# Supplied records

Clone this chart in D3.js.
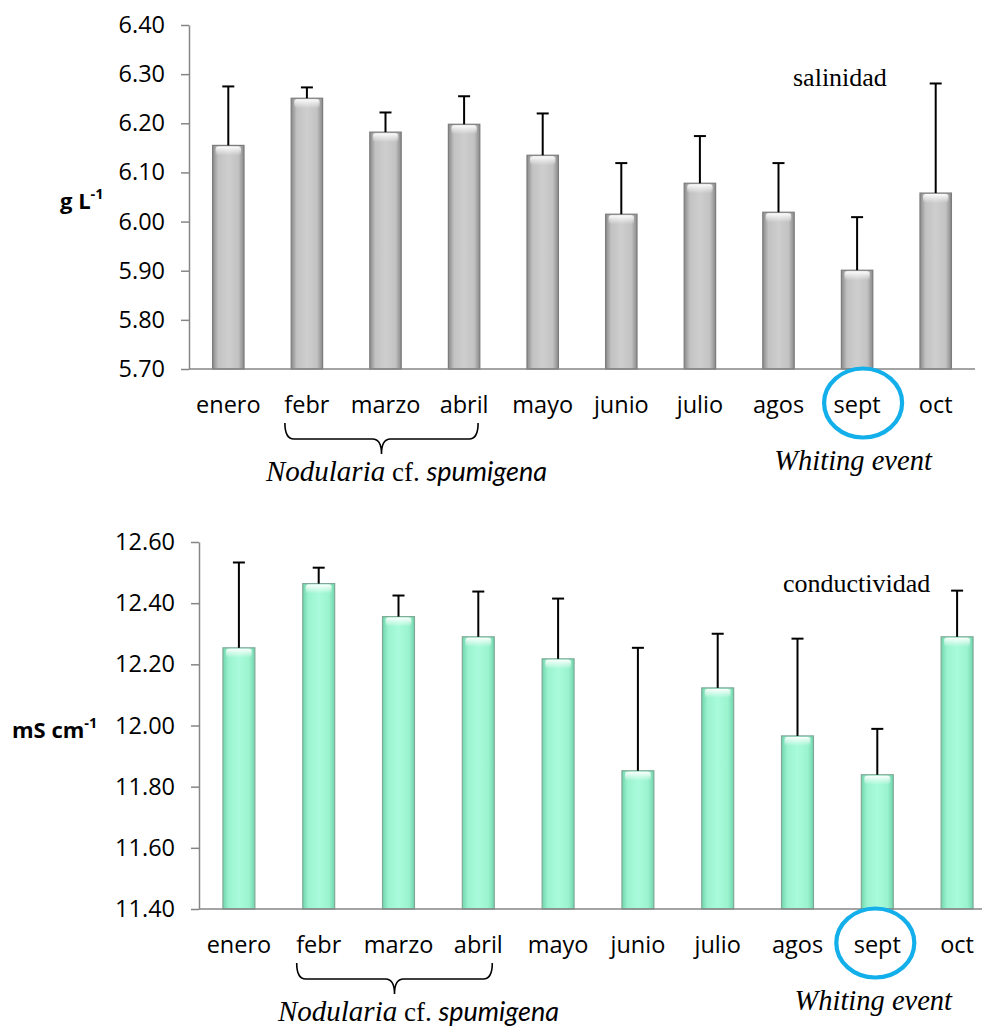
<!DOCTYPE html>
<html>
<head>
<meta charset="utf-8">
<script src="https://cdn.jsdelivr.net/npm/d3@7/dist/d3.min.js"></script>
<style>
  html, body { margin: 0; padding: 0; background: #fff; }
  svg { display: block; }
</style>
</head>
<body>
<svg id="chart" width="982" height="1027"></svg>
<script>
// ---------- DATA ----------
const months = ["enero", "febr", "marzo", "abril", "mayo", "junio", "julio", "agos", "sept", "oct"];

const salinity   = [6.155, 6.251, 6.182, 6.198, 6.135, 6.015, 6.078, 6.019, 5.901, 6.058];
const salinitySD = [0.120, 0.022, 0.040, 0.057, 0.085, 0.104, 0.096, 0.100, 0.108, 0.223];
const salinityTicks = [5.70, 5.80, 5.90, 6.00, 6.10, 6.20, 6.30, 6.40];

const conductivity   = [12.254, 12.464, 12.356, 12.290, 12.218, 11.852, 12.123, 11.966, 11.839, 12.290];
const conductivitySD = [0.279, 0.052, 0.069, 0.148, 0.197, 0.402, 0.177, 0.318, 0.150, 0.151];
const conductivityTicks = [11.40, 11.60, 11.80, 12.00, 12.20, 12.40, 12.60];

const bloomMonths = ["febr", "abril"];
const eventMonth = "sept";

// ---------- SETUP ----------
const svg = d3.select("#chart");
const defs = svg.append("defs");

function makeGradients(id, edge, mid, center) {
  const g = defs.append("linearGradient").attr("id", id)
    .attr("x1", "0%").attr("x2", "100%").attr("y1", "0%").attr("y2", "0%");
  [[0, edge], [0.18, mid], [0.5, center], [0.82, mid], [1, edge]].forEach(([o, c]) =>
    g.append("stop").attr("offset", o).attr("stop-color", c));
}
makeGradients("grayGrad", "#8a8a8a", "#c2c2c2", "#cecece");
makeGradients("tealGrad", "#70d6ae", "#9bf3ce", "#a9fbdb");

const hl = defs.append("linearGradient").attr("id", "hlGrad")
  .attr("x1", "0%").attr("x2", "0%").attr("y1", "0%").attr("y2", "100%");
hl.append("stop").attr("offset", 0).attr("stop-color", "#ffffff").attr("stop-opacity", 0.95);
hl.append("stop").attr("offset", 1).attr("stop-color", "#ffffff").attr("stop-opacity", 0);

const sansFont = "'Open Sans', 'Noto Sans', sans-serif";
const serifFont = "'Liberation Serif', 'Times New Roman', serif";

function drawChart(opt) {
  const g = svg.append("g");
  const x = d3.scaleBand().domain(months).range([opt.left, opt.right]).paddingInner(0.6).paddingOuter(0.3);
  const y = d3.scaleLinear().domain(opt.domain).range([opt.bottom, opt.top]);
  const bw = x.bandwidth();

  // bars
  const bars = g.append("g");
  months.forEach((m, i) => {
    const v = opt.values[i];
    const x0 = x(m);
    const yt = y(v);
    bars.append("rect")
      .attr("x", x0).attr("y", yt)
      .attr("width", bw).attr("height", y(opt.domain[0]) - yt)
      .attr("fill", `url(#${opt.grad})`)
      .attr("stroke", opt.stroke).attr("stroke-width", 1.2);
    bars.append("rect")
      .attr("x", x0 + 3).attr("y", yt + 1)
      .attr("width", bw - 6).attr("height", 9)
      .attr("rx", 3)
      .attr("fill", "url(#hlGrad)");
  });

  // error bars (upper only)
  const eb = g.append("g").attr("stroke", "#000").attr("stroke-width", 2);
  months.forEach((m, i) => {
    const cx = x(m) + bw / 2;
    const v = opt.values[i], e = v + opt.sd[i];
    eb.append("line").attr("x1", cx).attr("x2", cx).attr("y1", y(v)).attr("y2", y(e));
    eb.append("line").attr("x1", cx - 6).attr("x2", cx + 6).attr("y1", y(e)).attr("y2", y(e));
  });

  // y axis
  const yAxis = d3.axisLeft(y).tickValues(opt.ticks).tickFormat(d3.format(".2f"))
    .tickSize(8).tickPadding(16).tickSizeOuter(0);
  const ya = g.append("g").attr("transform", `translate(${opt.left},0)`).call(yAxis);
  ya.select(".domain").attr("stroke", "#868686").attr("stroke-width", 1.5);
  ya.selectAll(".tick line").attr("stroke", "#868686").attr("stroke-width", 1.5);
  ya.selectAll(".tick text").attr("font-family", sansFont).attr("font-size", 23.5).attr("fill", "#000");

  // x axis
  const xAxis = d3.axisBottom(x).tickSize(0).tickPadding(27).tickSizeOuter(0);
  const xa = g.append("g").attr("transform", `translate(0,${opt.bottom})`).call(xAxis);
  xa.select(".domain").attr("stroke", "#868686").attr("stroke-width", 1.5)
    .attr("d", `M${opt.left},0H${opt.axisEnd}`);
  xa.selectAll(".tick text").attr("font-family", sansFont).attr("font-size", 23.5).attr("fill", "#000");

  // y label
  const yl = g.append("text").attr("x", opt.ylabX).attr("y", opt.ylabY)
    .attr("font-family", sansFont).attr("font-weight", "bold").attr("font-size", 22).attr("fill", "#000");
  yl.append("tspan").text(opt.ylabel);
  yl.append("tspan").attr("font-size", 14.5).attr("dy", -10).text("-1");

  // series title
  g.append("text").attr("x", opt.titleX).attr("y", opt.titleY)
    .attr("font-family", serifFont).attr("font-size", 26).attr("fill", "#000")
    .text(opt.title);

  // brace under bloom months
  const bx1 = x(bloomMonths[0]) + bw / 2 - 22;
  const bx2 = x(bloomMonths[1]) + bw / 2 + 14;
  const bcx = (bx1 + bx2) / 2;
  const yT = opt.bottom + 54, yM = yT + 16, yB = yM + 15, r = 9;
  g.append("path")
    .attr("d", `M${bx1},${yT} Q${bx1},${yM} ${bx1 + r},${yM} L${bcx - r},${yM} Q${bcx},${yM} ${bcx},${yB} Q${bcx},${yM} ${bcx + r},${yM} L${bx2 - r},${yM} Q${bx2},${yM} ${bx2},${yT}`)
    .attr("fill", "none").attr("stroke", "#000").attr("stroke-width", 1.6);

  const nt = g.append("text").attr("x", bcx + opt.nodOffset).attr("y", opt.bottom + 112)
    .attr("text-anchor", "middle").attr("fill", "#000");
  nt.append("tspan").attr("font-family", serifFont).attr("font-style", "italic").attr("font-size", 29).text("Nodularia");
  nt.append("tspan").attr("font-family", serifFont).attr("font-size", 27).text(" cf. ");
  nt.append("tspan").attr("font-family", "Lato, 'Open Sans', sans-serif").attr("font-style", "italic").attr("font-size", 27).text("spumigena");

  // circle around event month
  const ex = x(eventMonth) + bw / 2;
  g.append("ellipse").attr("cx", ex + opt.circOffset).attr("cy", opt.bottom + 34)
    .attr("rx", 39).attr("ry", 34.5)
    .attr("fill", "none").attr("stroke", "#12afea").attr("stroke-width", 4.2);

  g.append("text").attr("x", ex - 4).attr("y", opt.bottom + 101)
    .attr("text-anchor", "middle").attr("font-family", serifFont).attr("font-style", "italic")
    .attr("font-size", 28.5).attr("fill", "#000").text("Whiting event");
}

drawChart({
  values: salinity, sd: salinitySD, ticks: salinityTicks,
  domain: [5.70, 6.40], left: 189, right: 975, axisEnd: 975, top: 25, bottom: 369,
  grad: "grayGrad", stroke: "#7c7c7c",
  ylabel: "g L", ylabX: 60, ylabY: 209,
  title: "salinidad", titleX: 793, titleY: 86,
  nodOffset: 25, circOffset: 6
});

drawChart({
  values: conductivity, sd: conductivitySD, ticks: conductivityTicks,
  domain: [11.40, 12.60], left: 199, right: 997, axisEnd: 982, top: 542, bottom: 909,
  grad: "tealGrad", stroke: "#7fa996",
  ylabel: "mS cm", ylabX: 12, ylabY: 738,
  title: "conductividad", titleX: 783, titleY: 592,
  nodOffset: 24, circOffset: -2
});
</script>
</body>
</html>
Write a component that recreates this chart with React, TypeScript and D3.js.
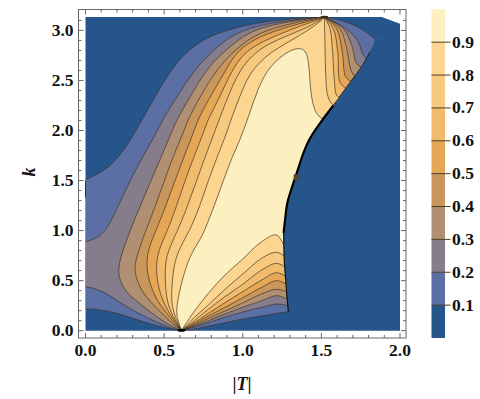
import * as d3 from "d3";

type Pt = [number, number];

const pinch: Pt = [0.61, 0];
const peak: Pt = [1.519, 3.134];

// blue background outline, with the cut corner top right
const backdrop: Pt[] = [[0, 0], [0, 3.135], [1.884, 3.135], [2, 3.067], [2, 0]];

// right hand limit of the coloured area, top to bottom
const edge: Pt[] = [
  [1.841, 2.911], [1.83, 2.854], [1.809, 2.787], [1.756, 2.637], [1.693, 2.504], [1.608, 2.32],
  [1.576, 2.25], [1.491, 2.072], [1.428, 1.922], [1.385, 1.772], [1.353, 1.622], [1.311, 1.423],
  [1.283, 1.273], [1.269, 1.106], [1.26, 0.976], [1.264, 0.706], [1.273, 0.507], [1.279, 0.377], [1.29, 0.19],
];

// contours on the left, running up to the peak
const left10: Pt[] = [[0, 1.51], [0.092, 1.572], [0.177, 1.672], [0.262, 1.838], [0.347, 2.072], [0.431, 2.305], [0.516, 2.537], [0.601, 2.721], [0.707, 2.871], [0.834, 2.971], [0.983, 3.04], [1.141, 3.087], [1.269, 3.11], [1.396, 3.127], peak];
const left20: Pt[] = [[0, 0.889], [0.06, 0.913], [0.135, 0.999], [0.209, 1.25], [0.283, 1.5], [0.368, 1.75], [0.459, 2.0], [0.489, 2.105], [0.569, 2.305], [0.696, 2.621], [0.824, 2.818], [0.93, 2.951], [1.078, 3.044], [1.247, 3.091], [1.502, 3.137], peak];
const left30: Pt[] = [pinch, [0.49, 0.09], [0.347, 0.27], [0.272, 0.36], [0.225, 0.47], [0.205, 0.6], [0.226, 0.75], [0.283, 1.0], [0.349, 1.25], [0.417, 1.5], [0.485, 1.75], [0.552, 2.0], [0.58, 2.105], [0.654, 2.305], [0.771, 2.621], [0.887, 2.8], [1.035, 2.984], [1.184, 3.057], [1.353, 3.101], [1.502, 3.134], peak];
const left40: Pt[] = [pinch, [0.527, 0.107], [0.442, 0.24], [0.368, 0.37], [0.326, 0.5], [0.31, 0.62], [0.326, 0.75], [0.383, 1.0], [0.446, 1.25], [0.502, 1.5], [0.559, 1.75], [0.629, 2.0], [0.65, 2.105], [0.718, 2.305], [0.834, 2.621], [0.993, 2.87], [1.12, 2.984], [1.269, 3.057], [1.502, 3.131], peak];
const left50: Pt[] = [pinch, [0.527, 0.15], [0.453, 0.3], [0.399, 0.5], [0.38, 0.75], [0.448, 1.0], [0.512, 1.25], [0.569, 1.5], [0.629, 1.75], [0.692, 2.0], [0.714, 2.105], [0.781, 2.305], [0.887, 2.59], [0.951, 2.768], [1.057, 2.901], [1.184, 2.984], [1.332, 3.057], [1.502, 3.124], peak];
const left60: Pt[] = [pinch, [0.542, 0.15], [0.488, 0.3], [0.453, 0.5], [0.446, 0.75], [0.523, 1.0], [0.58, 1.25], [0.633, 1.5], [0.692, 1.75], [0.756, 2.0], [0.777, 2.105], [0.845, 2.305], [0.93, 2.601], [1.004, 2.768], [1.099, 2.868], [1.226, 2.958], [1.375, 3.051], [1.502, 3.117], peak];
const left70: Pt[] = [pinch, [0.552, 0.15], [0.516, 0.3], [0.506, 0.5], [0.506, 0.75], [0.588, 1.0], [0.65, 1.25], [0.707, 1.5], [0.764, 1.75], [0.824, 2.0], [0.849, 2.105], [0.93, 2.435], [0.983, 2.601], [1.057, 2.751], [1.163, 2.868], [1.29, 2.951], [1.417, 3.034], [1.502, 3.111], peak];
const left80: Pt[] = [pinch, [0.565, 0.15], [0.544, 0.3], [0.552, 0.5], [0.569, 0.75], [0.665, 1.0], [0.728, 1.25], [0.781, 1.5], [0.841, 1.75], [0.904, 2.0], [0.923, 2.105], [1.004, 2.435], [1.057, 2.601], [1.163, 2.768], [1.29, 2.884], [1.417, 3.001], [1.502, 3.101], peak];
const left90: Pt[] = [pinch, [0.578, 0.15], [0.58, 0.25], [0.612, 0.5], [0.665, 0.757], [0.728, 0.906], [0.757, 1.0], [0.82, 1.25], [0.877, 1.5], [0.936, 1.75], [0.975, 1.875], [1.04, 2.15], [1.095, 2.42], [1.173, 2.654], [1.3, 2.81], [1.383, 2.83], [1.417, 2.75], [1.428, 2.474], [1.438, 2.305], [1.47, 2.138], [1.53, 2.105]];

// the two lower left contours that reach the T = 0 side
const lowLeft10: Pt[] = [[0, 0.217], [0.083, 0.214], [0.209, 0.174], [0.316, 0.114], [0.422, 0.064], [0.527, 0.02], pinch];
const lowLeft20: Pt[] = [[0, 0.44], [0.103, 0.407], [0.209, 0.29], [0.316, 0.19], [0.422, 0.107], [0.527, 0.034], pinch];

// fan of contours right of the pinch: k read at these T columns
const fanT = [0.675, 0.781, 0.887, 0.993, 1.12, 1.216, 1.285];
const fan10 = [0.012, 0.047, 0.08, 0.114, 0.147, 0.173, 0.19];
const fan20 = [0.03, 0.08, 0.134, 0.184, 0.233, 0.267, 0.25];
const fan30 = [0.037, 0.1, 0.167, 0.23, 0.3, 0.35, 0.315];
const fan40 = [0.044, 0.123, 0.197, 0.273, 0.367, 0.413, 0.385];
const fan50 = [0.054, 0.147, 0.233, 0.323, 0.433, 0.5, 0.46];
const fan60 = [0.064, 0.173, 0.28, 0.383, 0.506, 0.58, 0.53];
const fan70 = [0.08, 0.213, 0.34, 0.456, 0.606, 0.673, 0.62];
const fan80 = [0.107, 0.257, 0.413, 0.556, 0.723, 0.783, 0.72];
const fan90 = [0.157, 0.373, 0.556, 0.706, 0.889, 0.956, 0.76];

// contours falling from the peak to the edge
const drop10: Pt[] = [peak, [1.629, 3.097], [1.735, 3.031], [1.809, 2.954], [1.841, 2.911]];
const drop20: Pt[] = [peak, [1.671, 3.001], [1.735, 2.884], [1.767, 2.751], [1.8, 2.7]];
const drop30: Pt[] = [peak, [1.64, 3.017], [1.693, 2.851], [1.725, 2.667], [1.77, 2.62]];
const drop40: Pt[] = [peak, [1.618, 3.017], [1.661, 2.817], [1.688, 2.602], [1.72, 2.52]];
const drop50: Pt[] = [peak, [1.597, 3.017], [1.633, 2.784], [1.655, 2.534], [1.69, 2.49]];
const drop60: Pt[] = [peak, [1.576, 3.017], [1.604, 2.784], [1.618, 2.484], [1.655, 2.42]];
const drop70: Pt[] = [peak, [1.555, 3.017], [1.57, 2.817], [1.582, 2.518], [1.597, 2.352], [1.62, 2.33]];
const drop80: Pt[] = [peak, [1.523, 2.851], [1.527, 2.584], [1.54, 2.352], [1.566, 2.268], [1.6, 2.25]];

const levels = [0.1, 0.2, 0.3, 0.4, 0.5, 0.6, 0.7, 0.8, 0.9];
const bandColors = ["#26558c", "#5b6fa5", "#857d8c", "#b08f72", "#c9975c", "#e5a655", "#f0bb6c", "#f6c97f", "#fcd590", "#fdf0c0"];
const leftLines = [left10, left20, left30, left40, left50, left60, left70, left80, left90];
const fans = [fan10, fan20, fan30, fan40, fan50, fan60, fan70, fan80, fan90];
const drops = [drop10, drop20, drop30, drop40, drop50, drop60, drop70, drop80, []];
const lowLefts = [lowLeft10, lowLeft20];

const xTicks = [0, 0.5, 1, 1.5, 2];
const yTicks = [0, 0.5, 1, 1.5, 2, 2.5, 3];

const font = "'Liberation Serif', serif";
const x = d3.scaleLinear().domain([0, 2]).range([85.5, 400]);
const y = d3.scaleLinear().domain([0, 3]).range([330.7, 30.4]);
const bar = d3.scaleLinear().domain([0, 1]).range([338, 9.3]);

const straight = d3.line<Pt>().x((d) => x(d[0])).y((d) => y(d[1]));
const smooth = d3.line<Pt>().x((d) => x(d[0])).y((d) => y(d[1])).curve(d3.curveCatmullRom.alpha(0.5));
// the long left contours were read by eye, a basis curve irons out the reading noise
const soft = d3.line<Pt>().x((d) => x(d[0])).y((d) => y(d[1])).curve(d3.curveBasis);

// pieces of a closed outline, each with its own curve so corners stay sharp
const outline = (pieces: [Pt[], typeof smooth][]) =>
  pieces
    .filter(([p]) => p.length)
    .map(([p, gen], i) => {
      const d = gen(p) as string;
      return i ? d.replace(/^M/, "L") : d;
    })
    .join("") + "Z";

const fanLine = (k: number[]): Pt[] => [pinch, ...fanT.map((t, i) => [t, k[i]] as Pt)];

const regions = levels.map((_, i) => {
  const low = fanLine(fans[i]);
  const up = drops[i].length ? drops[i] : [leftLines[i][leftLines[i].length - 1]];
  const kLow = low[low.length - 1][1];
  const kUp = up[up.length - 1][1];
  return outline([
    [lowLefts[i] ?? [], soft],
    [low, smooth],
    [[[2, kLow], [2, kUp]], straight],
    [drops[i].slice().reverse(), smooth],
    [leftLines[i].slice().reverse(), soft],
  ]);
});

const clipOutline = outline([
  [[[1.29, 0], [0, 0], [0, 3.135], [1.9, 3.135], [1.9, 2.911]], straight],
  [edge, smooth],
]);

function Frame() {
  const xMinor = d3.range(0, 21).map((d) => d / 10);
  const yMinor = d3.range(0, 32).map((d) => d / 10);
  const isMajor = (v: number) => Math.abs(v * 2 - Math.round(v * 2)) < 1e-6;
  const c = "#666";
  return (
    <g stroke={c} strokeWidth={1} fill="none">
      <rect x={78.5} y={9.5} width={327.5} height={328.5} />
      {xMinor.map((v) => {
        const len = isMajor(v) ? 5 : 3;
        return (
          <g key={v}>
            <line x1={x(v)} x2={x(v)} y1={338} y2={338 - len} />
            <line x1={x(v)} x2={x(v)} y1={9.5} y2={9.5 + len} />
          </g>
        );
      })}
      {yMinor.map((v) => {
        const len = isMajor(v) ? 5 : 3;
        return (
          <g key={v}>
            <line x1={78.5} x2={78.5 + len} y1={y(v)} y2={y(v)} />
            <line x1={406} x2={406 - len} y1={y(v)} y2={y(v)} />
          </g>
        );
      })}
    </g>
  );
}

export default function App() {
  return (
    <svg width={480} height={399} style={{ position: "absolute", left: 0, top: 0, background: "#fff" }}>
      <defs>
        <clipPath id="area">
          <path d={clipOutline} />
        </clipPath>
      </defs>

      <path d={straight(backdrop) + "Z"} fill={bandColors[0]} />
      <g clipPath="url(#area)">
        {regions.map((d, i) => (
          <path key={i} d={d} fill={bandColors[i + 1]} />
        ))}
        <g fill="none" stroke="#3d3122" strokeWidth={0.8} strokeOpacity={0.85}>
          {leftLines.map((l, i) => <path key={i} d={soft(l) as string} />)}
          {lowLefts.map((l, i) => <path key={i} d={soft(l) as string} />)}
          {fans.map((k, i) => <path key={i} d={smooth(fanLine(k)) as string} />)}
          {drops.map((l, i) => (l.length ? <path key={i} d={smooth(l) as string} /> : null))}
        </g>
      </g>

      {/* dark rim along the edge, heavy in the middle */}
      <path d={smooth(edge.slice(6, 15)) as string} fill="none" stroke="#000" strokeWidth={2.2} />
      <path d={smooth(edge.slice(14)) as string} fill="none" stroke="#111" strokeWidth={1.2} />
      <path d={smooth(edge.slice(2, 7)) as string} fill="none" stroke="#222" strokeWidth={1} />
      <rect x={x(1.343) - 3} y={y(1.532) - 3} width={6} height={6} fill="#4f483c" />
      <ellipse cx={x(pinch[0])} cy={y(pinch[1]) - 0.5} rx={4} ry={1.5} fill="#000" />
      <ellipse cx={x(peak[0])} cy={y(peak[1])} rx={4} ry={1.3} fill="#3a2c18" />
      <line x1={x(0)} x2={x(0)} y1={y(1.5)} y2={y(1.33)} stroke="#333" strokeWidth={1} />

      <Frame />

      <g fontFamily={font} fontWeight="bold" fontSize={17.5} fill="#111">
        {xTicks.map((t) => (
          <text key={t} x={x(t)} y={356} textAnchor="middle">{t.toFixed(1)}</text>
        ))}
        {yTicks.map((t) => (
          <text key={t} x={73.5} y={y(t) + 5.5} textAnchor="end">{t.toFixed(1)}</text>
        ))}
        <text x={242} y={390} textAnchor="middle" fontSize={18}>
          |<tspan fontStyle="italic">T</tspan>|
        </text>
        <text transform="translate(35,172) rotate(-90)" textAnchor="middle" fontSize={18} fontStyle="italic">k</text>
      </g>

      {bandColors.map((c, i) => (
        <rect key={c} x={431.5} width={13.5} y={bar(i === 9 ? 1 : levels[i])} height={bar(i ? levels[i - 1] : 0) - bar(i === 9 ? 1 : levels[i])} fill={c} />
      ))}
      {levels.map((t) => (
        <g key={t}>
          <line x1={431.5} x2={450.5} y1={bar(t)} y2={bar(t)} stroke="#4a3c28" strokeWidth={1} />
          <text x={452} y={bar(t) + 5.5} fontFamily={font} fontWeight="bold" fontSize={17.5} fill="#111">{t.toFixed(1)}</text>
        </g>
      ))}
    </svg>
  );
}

# Task directions
Reproduce the data above exactly, but only the lines from the one showing "Write a component" through the one showing "const backdrop: Pt[]", with both ends kept and the pictures left out.

# Correct response
Write a component that recreates this chart with React, TypeScript and D3.js.
import * as d3 from "d3";

type Pt = [number, number];

const pinch: Pt = [0.61, 0];
const peak: Pt = [1.519, 3.134];

// blue background outline, with the cut corner top right
const backdrop: Pt[] = [[0, 0], [0, 3.135], [1.884, 3.135], [2, 3.067], [2, 0]];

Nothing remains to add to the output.